The Living Wage Framework was first released in 2013 by the Canadian Centre for Policy Alternatives and Vibrant Communities Canada. It can be used anywhere in Canada to calculate the local living wage, an amount a family of four can get by on, though they’ll still be a long way from Easy Street. The Living Wage is a guideline for employers, and isn’t meant to be a substitute for the minimum wage. Employers are asked to sign on voluntarily to the Living Wage Certification Program. They do it because it benefits them in a number of ways: in fewer lost hours because better-paid employees are healthier and happier, in a rise in productivity and a reduction in turnover, and in public recognition of their decision to do the right thing by their workers. One by one, employers around the country are seeing the value of the Living Wage, and agreeing to sign on.

The movement toward a $15 minimum wage, known as the “Fight For Fifteen”, began in the US in 2013. Thousands of workers in more than a hundred cities walked off the job to protest a federal minimum wage of only $7.25. Since then California and New York have passed laws that will gradually raise the minimum wage to $15. So has the City of Seattle, and several other municipalities. When President Obama spoke of a gradual rise in the federal minimum wage in his 2013 State of the Union Address, New York Times economist Paul Krugman called it a “good policy” that would have “overwhelmingly positive effects”.

In 2014, the Federal NDP proposed a motion to gradually raise the federal minimum wage in Canada to $15. Since most workers fall under provincial and territorial wage laws, the move would have affected only a small portion of the workforce. The Liberals, then the third party, ridiculed the idea, and the Harper government defeated the motion. Alberta’s NDP government has announced a plan to reach $15 by 2018. Ontario is considering similar changes, and labour organizations across the country are pressing the rest of the provinces to do the same.

The Canadian Federation of Independent Businesses strongly opposes the $15 minimum wage, and is campaigning against the Notley plan. Here in the Yukon, the Chamber of Commerce hasn’t taken a position for or against the $15 minimum, but acknowledges that some workers here are struggling. “We have concerns about affordable housing,” said YCC president Peter Turner, “we believe that affordable housing may help lower-wage workers as much as a higher minimum, or the living wage, would do.”

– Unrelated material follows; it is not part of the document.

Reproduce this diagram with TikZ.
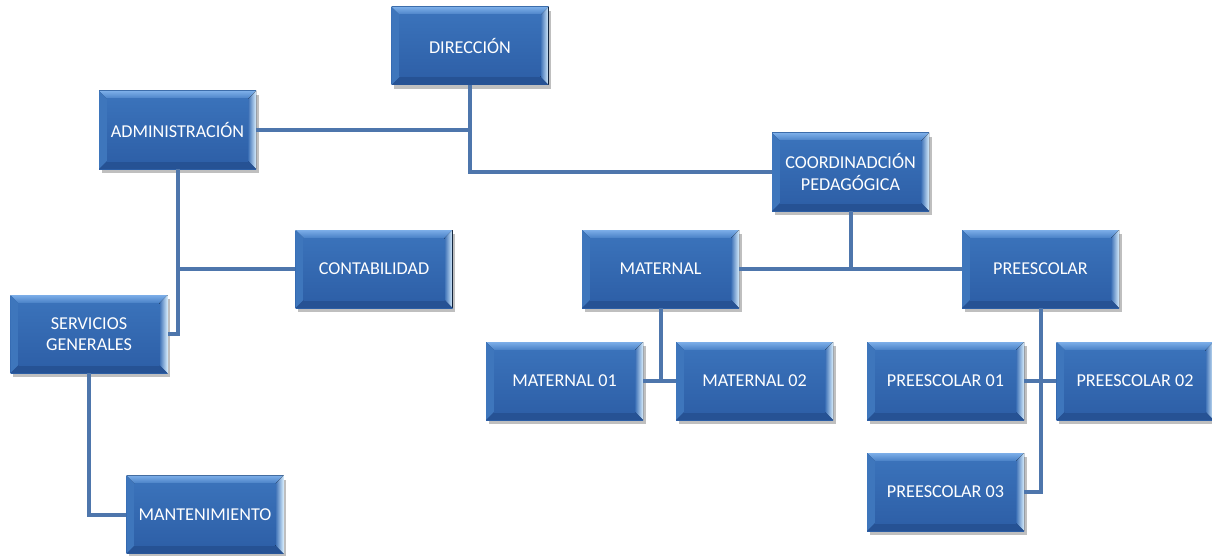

While opponents of the $15 movement point to studies claiming that a rise in the minimum wage would cause job losses and business closures, the latest review of information on the subject, conducted by Unifor economist Jim Stanford, found that the minimum wage is “virtually statistically irrelevant as a determinant of employment levels.” This applies even in industries where workers commonly earn minimum wage.

Lower income workers need to earn a decent living, and there is no evidence to support the claim that the economy can’t afford to pay it to them. The Yukon Federation of Labour supports the movement for a $15 an hour minimum wage. It’s a bare living at best, but it’s a place to start.